By Aneta Harutyunyan
CRRC-Armenia Junior Fellow

Employee satisfaction is one of the ultimate goals of any organization as it can enhance the performance of the business as well as decrease employee turnover (Javed, Balouch, Hassan 2014). Employee satisfaction can be affected by a number of socio-demographic factors such as age, gender, occupation, the level of education, as well as by salary/compensation (Clark,Oswald and Warr 1996, Ganzach 2003, Kaiser 2005, Qasim, Cheema and Syed 2012). Utilizing the 2013 wave of Caucasus Barometer survey conducted by the Caucasus Research Resource Centers, the current blog post aims at examining the relationship between job satisfaction and remuneration in the three republics of the South Caucasus: Armenia, Azerbaijan and Georgia. For this purpose, the following questions are examined:
  1.  “To what extent do you agree or disagree with the following statement?"
     “I am fairly compensated.”
  2. “Overall, how satisfied or dissatisfied are you with your job?”
Before proceeding with the analysis of the results, it is worth mentioning the small share of employment rate in the three republics. In particular, according to the Caucasus Barometer survey only 25% of the respondents are employed in Armenia (462 respondents out of 1840), 29% in Azerbaijan (582 respondents out of 2004) and 23% in Georgia (491 respondents out of 2137) [1]  (CaucasusBarometer 2013). 
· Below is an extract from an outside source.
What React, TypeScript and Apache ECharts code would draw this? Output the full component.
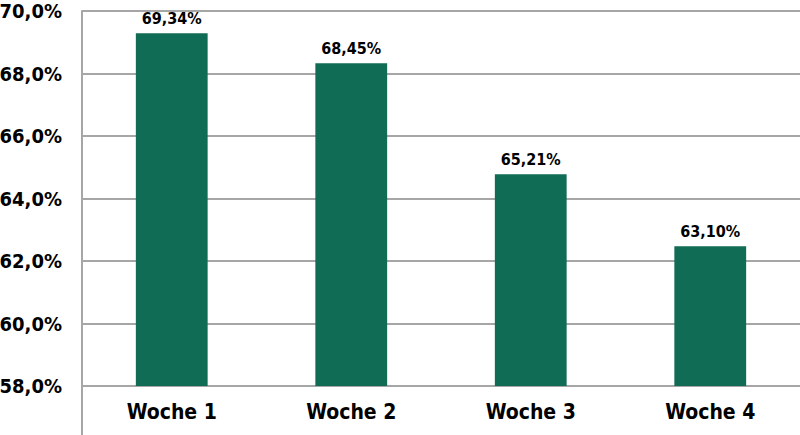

As depicted in Chart 1, among the three countries employed respondents of Azerbaijan comprise majority who agree that they are fairly compensated (61%). In contrast to those in Azerbaijan, the majority of employed people in Armenia and Georgia consider their remuneration as unfair (66% and 51%, respectively). 

                             Chart 1
Note: The original question on fair compensation was recoded. Answer options “Completely agree”, “Somewhat agree” were recoded into “Agree”, and similarly, “Completely disagree”, “Somewhat disagree” options were combined into “Disagree”.

Analyzing the second question, we can again identify noticeable differences in the level of job satisfaction across the three countries. In particular, as shown in Chart 2, while in Azerbaijan the majority of the respondents (73%) are satisfied with their jobs, in Armenia and Georgia the satisfaction drops to 32% and 34%, respectively. In Armenia and Georgia, the majority of the employed respondents (41% and 50%, respectively) are neither satisfied nor dissatisfied with their jobs. 

                             Chart 2
Note: The original question on the overall level of job satisfaction was recoded. Answer options “Very satisfied”, “Somewhat satisfied” were combined into “Satisfied”, and similarly, “Very dissatisfied”, “Somewhat dissatisfied” were combined into “Dissatisfied”. “Neither satisfied nor dissatisfied” was not recoded.  

As a next step, cross-tabulation is implemented to identify a possible relationship between job satisfaction and employee compensation. As Chart 3 illustrates, there seems to be a strong relationship between job satisfaction and employee remuneration in Azerbaijan. Particularly, 87% of those employed respondents, who agreed that they are fairly compensated, are satisfied with their jobs. This relationship drops to 52% and 55% in Armenia and Georgia, respectively.

                             Chart 3
In summary, analyzing the results of two interrelated questions of the 2013 wave of the Caucasus Barometer survey, this blog post revealed a weak relationship between employee compensation and job satisfaction. In particular, out of three countries, we identified that Armenia and Georgia showed the weakest positive relationship (i.e., people who consider to be fairly compensated are satisfied with their jobs) between these two variables.  

[1] Please note that this blog post considers only those who have a job (employee).
It is also noteworthy that the results of Caucasus Barometer 2013 survey vary from those of the International Labor Organization and National Statistics offices of the three countries by reason of difference in formulation of the question.